Let’s start with the luxury of space. The Defender 130, though it shares the same wheelbase as the Defender 110, can seat a total of eight passengers comfortably (you can opt for a five-seat version and get even more boot space), with even those in the third row enjoying best-in-class legroom, as well as cup holders, armrests, and USB-C charging ports.
The sense of spaciousness is further amplified by the sliding panoramic roof that bathes the first two rows of seats in natural light while an additional glass roof, unique to the Defender 130, ensures passengers in the third row have the same authentic Defender experience as anywhere else in the vehicle.

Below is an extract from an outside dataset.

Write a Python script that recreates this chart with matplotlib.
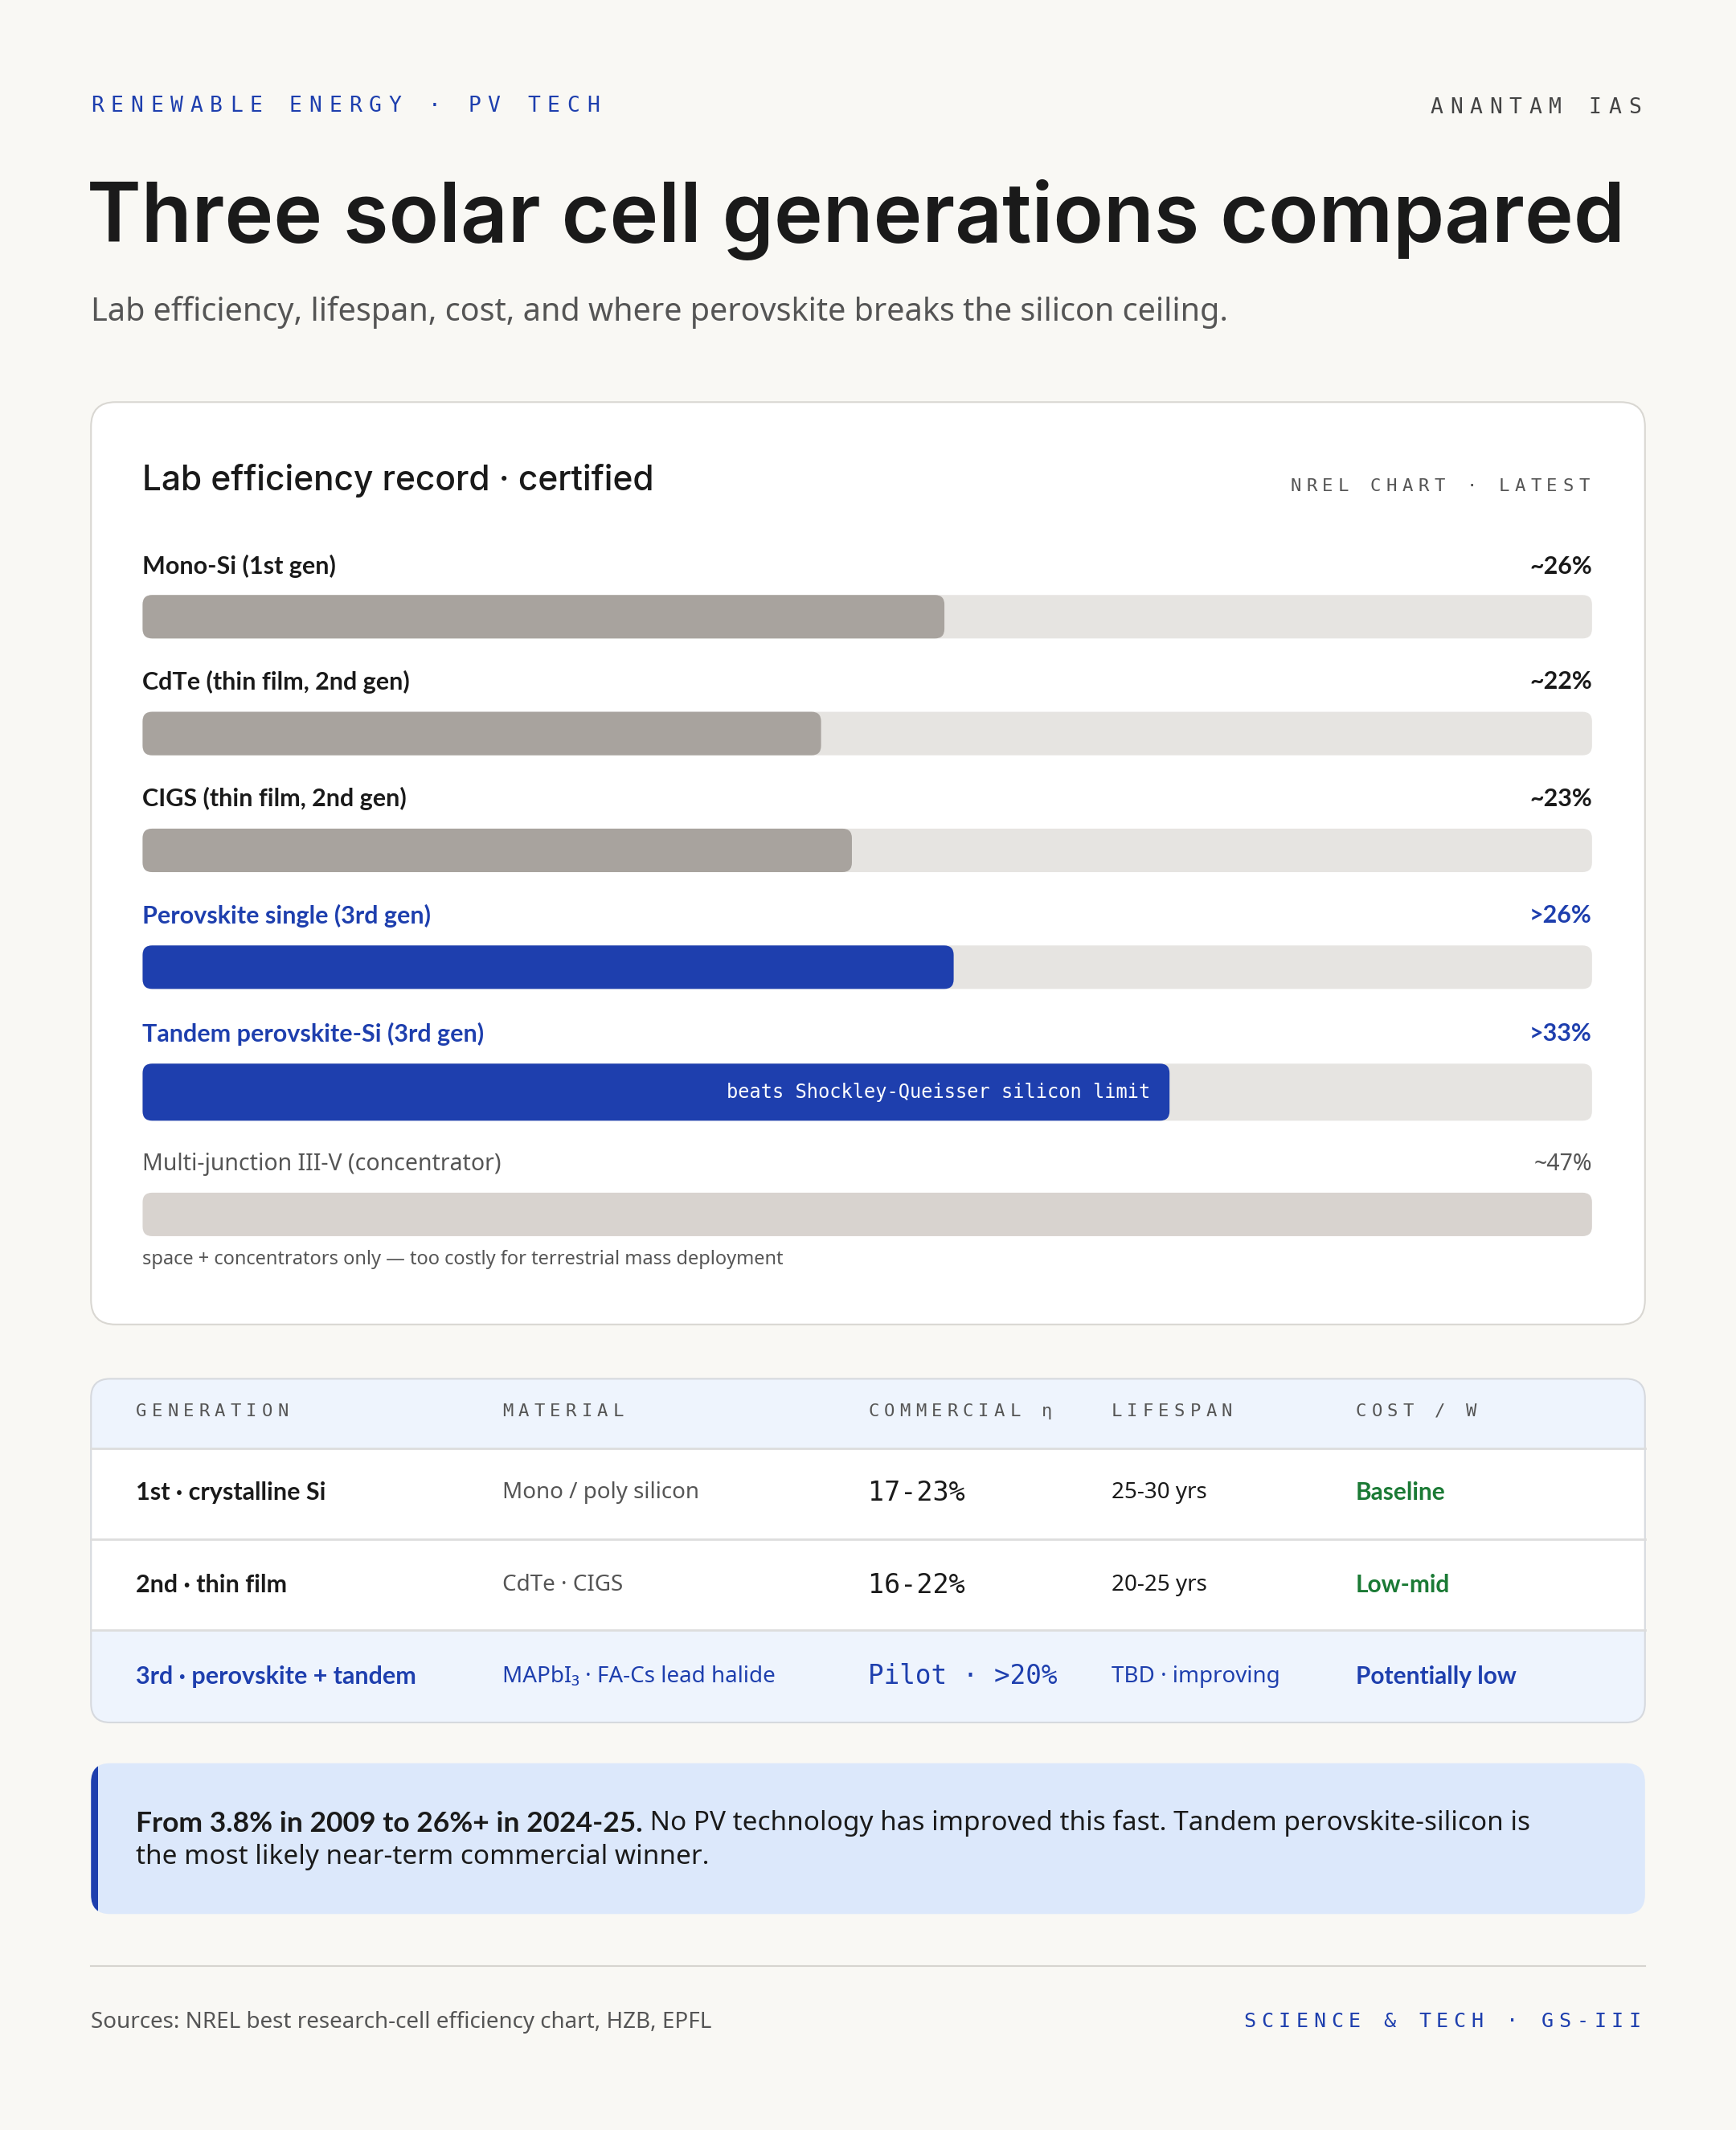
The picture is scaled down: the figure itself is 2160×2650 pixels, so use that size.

Not carrying such a heavy human load? Fold the third row and you get 1.232 litres of loadspace for your equipment and cargo.
There’s also a Three-zone Climate Control feature that provides heating and cooling for all three zones while the (optional) Four-zone Climate Control offers independent controls across all three rows of seating.
You may also enjoy the fact that its tough exterior makes way for a soft, luxurious leather interior with premium feels.
The console, anchored by a larger 11.4-inch Pivi Pro touchscreen infotainment system, is fairly spartan but with design accents such as satin chrome finishing and wooden veneer fastened with exposed bolts just to remind you that even though you now have a mortgage and rock a super neat side part, that edgy rebel still lurks within.
This is a wonderful little paradox you will delight in, especially in the harsh desert climes. With no facilities for miles and miles, I had little choice but to stop to take a wee in the unpeopled landscape at some point, only to discover a herd of indigenous Arabian oryx auspiciously looking on. And there you have it, my friends, my virgin dune bashing exploits done and dusted.